* [RECORDS]
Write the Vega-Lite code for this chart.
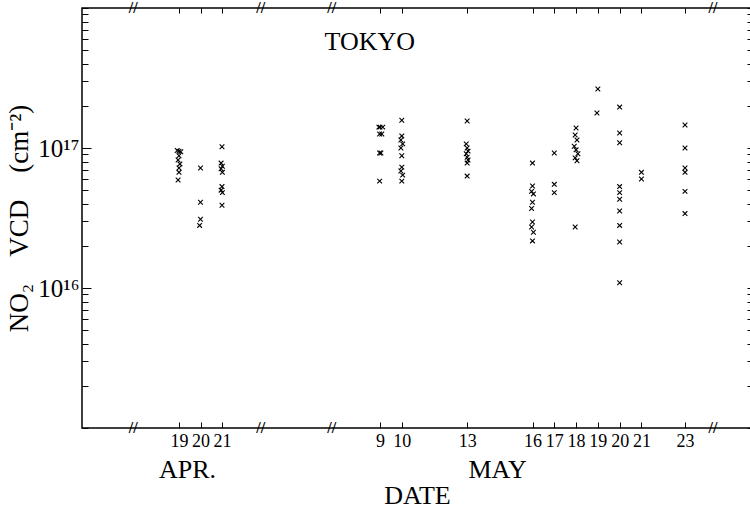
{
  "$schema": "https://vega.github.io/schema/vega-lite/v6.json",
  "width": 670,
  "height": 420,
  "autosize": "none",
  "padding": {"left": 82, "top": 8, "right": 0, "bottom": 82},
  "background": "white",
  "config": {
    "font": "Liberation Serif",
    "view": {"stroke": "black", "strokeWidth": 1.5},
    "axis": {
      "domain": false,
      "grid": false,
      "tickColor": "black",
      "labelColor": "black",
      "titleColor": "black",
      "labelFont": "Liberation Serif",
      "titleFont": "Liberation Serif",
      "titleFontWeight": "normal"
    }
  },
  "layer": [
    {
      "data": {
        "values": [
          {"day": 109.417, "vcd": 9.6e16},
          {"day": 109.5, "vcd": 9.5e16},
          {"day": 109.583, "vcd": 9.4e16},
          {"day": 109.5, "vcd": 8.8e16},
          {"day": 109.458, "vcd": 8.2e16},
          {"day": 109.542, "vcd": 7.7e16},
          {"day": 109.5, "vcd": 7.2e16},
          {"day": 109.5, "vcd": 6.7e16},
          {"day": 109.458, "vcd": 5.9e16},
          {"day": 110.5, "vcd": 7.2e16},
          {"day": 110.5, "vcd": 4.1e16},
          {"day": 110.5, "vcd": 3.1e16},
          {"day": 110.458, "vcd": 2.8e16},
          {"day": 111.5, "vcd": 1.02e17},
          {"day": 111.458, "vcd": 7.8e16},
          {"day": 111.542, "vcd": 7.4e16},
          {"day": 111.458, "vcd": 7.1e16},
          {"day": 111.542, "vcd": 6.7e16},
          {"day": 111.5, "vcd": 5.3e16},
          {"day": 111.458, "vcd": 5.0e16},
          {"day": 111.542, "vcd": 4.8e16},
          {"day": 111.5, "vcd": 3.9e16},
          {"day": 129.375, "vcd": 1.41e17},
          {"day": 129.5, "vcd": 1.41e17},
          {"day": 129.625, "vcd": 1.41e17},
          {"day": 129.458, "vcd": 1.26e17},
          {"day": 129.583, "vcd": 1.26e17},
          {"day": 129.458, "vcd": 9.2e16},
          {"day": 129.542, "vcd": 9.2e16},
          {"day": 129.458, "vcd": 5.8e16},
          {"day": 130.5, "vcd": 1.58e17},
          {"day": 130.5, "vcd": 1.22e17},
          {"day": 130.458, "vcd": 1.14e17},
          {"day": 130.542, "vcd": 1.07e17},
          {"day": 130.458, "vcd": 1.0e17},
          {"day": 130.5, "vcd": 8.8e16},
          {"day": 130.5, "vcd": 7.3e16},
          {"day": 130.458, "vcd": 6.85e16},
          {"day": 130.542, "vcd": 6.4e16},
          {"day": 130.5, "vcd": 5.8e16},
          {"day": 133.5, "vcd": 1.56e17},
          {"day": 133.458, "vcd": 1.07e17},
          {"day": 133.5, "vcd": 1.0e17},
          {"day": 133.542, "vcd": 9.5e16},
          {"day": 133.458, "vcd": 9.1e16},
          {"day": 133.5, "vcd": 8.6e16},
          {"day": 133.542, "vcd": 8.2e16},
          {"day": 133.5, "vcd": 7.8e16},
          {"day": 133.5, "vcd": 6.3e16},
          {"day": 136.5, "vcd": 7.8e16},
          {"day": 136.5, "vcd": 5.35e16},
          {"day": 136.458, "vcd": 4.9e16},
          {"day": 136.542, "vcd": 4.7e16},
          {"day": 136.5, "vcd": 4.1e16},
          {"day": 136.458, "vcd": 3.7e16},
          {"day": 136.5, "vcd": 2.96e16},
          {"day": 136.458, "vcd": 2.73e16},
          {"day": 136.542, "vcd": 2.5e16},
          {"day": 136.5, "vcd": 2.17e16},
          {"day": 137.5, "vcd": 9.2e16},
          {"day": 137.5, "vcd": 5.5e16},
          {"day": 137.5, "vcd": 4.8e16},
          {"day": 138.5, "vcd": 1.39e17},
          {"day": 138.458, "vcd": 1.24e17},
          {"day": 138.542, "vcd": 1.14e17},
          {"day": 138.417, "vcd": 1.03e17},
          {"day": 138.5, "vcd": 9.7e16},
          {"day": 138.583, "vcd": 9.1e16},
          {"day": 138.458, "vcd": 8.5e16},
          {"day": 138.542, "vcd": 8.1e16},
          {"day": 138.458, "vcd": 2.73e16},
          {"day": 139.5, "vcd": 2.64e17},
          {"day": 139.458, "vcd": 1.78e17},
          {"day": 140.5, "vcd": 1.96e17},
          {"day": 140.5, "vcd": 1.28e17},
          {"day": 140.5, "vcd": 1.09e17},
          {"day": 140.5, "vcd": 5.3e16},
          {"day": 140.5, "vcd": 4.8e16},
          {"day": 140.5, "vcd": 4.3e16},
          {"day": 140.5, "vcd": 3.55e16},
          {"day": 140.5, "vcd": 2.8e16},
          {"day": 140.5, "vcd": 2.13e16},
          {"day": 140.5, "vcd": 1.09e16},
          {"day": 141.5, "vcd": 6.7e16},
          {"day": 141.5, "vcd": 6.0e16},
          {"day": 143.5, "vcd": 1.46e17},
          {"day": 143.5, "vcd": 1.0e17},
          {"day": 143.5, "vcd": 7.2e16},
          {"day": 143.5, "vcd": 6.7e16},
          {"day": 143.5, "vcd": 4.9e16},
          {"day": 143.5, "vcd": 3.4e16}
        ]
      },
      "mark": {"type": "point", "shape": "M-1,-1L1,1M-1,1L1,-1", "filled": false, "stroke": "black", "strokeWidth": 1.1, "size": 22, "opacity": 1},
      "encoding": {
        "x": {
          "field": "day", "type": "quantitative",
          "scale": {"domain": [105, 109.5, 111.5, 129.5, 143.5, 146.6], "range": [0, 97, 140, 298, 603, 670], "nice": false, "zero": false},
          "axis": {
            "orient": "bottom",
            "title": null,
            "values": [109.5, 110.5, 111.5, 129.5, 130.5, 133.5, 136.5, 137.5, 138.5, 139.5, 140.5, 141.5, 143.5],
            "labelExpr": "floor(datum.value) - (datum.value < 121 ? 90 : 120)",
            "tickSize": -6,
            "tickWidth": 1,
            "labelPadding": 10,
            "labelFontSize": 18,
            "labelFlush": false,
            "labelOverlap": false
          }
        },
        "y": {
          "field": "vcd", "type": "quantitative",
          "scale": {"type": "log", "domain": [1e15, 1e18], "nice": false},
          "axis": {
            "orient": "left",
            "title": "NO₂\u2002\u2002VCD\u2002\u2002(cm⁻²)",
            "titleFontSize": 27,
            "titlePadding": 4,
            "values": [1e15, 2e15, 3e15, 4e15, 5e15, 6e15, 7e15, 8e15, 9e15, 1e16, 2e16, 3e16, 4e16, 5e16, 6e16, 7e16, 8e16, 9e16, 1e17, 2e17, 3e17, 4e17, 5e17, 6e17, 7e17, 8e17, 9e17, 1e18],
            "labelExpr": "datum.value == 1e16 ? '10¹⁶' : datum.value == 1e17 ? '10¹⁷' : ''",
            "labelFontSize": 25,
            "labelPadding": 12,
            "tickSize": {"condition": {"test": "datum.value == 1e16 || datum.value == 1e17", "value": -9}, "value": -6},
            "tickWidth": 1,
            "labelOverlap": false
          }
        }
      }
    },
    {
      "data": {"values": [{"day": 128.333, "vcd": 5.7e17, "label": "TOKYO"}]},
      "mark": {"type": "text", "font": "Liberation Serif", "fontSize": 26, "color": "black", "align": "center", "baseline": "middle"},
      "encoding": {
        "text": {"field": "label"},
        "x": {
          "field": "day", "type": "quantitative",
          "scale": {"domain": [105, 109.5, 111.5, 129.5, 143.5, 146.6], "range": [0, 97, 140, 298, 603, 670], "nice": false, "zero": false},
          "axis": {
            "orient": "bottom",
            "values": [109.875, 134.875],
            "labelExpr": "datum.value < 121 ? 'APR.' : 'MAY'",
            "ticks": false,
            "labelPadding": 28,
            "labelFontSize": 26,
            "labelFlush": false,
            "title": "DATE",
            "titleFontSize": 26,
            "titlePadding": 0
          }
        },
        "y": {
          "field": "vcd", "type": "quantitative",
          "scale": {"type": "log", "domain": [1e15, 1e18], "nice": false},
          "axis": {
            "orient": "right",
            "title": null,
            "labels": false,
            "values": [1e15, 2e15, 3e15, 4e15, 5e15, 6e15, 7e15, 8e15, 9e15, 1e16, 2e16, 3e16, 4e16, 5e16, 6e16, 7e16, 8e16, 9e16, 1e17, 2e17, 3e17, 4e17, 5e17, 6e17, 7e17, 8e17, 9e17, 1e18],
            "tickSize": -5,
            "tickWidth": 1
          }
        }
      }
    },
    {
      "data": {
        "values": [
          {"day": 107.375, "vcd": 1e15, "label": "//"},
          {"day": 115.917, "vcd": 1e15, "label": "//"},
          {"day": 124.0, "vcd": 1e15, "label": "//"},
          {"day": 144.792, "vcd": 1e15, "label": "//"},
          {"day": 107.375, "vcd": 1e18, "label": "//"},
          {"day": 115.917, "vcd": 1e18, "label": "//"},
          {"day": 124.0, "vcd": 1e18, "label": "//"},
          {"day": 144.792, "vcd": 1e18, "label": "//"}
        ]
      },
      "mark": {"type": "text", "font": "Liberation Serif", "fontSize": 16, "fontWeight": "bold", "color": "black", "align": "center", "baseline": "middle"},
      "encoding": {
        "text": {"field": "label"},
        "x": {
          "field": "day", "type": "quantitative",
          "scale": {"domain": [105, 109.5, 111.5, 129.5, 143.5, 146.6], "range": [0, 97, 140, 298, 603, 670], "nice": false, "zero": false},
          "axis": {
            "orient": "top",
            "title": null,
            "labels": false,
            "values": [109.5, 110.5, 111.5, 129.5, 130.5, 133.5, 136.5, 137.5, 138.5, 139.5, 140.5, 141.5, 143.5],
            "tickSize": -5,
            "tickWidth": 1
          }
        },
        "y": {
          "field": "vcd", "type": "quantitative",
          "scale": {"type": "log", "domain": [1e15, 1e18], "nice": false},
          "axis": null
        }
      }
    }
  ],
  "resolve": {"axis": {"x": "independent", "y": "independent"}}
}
--
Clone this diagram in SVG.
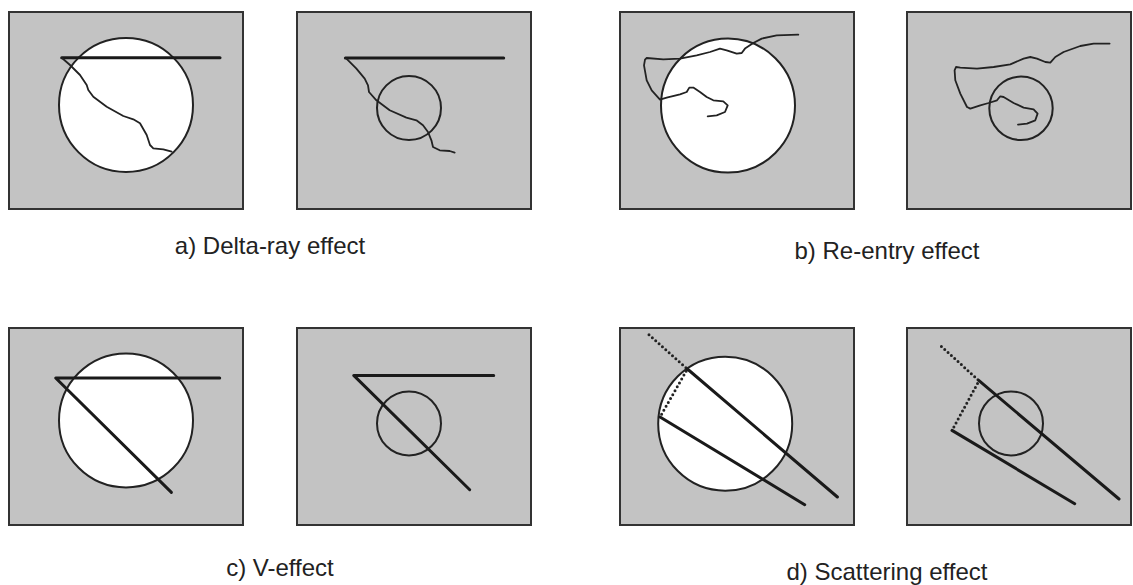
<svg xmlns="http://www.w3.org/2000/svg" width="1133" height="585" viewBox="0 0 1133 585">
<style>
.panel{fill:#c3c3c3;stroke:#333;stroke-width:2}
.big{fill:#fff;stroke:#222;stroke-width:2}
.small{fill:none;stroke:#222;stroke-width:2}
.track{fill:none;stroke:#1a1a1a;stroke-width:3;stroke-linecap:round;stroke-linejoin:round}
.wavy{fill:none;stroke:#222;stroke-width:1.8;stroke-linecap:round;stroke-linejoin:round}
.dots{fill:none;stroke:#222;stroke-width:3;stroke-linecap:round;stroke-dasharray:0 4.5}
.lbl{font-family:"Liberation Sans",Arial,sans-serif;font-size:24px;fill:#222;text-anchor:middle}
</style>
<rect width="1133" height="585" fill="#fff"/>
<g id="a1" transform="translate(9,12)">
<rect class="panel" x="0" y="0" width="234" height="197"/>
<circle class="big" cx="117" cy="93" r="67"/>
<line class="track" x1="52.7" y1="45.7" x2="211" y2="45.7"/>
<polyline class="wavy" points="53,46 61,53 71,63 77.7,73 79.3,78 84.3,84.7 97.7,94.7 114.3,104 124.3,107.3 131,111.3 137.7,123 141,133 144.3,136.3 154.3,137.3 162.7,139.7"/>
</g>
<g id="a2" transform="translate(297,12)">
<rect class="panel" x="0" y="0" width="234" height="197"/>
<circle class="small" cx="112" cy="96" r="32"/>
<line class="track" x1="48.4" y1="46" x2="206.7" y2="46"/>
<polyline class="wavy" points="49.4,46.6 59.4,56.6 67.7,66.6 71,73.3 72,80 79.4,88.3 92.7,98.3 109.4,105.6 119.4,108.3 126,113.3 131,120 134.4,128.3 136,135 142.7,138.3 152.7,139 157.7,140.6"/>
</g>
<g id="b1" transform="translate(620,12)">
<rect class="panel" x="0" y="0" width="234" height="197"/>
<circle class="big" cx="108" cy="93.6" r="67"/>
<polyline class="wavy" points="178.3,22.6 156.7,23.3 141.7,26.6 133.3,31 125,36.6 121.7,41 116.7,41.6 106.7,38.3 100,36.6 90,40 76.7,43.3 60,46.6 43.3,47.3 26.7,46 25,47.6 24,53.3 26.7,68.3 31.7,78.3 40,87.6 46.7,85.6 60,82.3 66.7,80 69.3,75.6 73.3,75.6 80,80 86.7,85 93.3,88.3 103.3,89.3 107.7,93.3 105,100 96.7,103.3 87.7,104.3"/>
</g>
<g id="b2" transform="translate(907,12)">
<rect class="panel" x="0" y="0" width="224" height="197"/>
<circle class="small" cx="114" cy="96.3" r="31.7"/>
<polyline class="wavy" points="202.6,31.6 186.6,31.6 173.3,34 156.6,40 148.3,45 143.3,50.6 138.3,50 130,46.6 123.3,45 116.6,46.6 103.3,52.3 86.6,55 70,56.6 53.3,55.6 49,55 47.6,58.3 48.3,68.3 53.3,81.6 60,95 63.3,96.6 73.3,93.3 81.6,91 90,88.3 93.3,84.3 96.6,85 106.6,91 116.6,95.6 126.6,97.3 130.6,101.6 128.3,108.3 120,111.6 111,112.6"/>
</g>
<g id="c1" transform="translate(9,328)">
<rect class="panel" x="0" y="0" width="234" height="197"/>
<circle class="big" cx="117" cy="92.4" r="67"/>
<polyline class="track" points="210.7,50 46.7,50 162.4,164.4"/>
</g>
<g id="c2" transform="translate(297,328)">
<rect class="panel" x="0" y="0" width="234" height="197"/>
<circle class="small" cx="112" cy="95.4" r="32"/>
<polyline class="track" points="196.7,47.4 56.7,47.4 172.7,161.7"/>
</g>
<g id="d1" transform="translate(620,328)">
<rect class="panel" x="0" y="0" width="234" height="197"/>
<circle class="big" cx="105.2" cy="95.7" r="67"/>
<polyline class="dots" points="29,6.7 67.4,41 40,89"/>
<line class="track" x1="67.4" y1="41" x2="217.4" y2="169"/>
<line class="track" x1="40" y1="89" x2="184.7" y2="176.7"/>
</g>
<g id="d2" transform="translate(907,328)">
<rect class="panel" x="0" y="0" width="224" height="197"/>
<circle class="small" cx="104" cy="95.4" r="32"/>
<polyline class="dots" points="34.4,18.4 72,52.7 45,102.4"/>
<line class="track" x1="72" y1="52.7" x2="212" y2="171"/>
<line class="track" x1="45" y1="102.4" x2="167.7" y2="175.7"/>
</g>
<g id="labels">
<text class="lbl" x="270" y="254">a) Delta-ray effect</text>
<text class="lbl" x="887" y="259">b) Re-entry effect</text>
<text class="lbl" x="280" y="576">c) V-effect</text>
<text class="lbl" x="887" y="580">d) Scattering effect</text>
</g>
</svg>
--
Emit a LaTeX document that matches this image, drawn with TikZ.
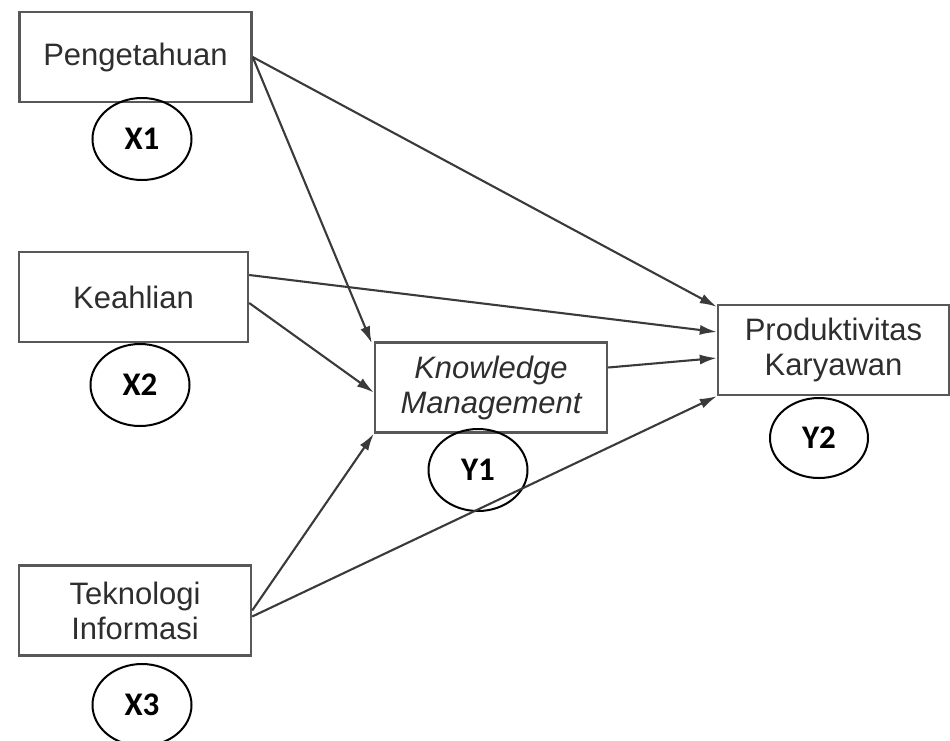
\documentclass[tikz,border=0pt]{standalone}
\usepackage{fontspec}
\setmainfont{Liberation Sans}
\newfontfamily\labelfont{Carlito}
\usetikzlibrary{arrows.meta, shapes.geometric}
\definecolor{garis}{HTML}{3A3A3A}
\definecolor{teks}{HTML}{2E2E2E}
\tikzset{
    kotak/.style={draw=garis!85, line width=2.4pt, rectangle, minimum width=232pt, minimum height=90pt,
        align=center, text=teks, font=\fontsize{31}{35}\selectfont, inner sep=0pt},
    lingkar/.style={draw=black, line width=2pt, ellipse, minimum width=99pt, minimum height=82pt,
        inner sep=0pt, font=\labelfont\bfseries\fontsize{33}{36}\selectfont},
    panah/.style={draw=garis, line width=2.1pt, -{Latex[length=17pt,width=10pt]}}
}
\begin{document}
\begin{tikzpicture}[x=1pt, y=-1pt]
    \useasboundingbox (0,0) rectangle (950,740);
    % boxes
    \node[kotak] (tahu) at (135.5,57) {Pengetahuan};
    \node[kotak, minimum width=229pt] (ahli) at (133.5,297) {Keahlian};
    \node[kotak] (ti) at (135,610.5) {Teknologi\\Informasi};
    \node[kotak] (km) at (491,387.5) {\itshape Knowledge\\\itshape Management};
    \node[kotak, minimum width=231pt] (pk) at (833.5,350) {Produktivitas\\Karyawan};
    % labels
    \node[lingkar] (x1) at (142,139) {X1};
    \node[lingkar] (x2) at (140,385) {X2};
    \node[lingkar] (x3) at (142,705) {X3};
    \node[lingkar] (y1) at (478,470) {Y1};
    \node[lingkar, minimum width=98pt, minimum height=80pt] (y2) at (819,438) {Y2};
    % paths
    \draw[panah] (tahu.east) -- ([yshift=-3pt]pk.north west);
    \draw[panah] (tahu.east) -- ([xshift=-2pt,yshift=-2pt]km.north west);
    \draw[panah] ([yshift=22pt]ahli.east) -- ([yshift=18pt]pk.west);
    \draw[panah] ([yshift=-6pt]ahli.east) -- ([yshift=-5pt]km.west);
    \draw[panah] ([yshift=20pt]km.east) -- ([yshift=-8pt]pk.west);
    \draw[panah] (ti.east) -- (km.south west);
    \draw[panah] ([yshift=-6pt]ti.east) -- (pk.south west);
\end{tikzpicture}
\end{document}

* [DIRECTIONS]
Go through the entries above and copy every line containing "this".

* [CORRECT RESULT]
Write the Vega-Lite code for this chart.
Clone this diagram in SVG.
Emit a LaTeX document that matches this image, drawn with TikZ.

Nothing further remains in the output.